Wednesday, July 11, 2007

Tancredo's Position on National Defense

Tom Tancredo is best known for his strong statements on behalf of secure borders and not spending taxpayer dollars supporting illegal immigrants. He also has a very rational position concerning Iraq and our national defense. Here it is...


"In the wake of the September 11th attacks and the ensuing war on terrorism, it has become clear that the United States is facing a new security threat. The war America is already engaged in will not be fought like the wars of the past. After witnessing the tragic terrorist attacks against the nation, it is now time to coordinate the efforts of federal, state, and local agencies to provide better homeland defense.

Tomorrow's attacker is more likely to board a commercial airliner bound for the U.S. with a tourist or student visa - or he may simply walk across our porous southern or northern border carrying a device in his backpack. These issues must be addressed.
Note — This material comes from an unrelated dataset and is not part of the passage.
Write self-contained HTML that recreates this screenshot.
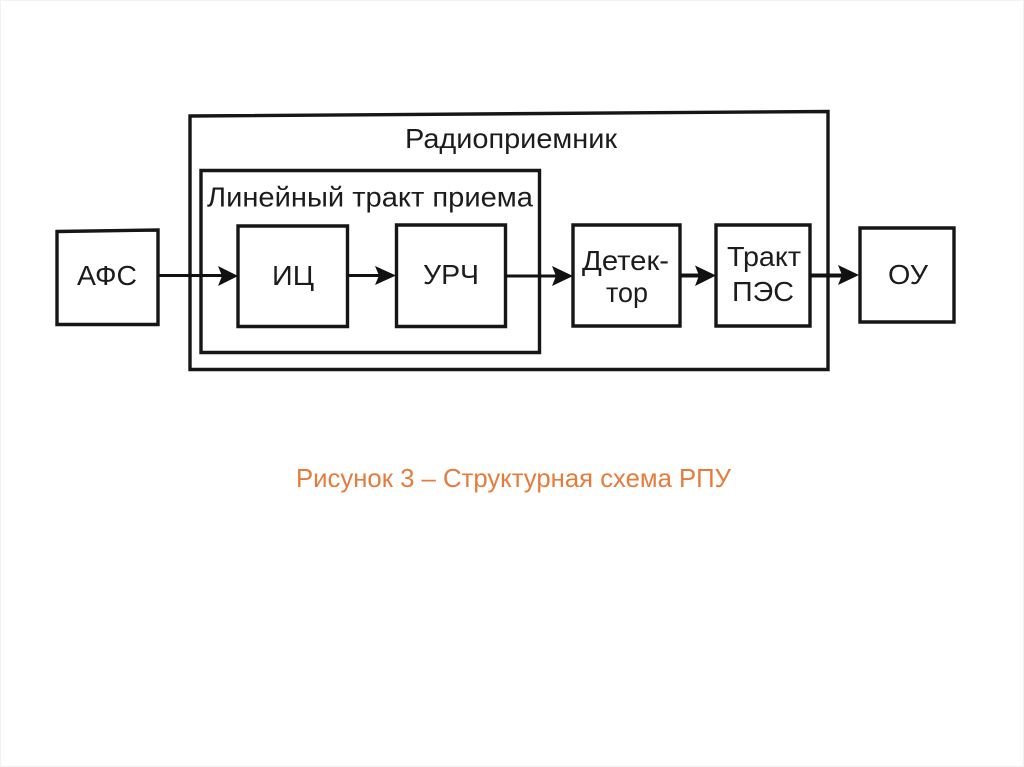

We are, I believe, in a clash of civilizations. That clash is fought on many fronts-some military, some diplomatic, and still others, ideological. On the military front we have won two significant victories. One was in Afghanistan where we destroyed the Taliban and Al Qaeda's command and control network. The second victory was in Iraq where, by toppling the Sunni dictatorship of Saddam Hussein and creating the embryonic infrastructure of a democracy, we set in a motion a chain of events that could lead to a major strategic advantage for us and for the West. This advantage emanates from the forced political equilibrium that can be brought to the region and Iraq itself now that Saddam has been dispatched. The deep schisms in Islam will force countries in the region to impose this equilibrium. Our continued presence in Iraq as the referee in a civil war inhibits this development.

We must take whatever steps are necessary to assure our ability to respond quickly to events in the area as the process of creating this new balance of power goes on. But the quicker that process starts, the better.

In his speech to the nation on the war in Iraq, the President said he was establishing a "November benchmark" for the Iraqis to complete the task of controlling all provinces of the country. This should be more than a benchmark. I believe it should be used as the time frame for our disengagement from Iraq. We can maintain a military presence in the area to act as a quick response force with a mission to destroy Al Qaeda elements while simultaneously aiding the new balance of power in the region to develop.

I am not alone in my thoughts about what to do in Iraq. Former UN Ambassador John Bolton, in a recent interview with Wolf Blitzer on CNN, concurred.

"I think it's clear that the United States has met the obligation that it incurred when it overthrew Saddam Hussein. And that's to try and provide some conditions of security for the Iraqis to determine what kind of country or what kind of society they want in the future. We have met that obligation. That obligation does not need to be extended. And this is really the last chance for them. After that, we need to pursue very narrowly what our strategic interest is. And that's making sure that terrorism doesn't find root in that country."---
Former UN Ambassador John Bolton

At the end of the Constitutional Convention in 1787, a lady asked Benjamin Franklin, "What have you given us?" He replied, "A Republic, if you can keep it." We have purchased an opportunity for Iraq and the entire Middle East with the blood and treasure of America. It was a noble endeavor for which all who served can be immensely proud. It is now time to see if the Iraqis can take advantage of the opportunity and "keep" what has been so dearly purchased."

Do I think Iraq will take advantage of the opportunity and "keep" what has been so dearly purchased? Hell no, they won't. They don't have a clue. It's not that they don't have the ability. They don't have the desire. Two or ten years of US occupation will not reverse 1,500 years of uncivilized, deviant religion-based mad dog behavior. Case in point. A $50,000,000 reward has been established for the capture of Osama Bin Laden. This reward has been in effect since 2004, with no takers. Why is that, do you suppose? Is it because Pakistanis and Afghans don't like money? No. It is because the zealots surrounding Bin Laden believe in their cause more than in money. If any Christian in this country felt as strongly about his faith as the Islamo fascists believe in theirs, they would be jailed for committing hate crimes. Our religions to not tolerate zealots. They are labelled intolerant bigots. We cannot fathom being as zealous for our faith in the west as most radical Muslims are about theirs. As long as this nation, our leaders, do not understand that distinction, and they don't, we have no more business being in Iraq.

We are not there to "win" (whatever that is). We are there to sap the vitality and morale out of our own armed forces - or so it seems. I agree with those who are tired of the rhetoric of our president when on one hand he claims how critically important it is for our nation to win this war in Iraq, yet for the past two years he had not shown a strong will to win by committing the resources necessary to complete our mission. As in Vietnam, our troops are hamstrung by politically correct strategic and tactical constraints. Some of our troops fear killing the enemy because they may get charged with a crime, as some of our soldiers have. We don't understand the enemy. We do not allow ourselves a level playing field. We will lose doing what we're doing. Stepping back from this battle does not mean we lose the war. It means we come up with more intelligent, better informed methods, and hopefully, a stronger will to be effective.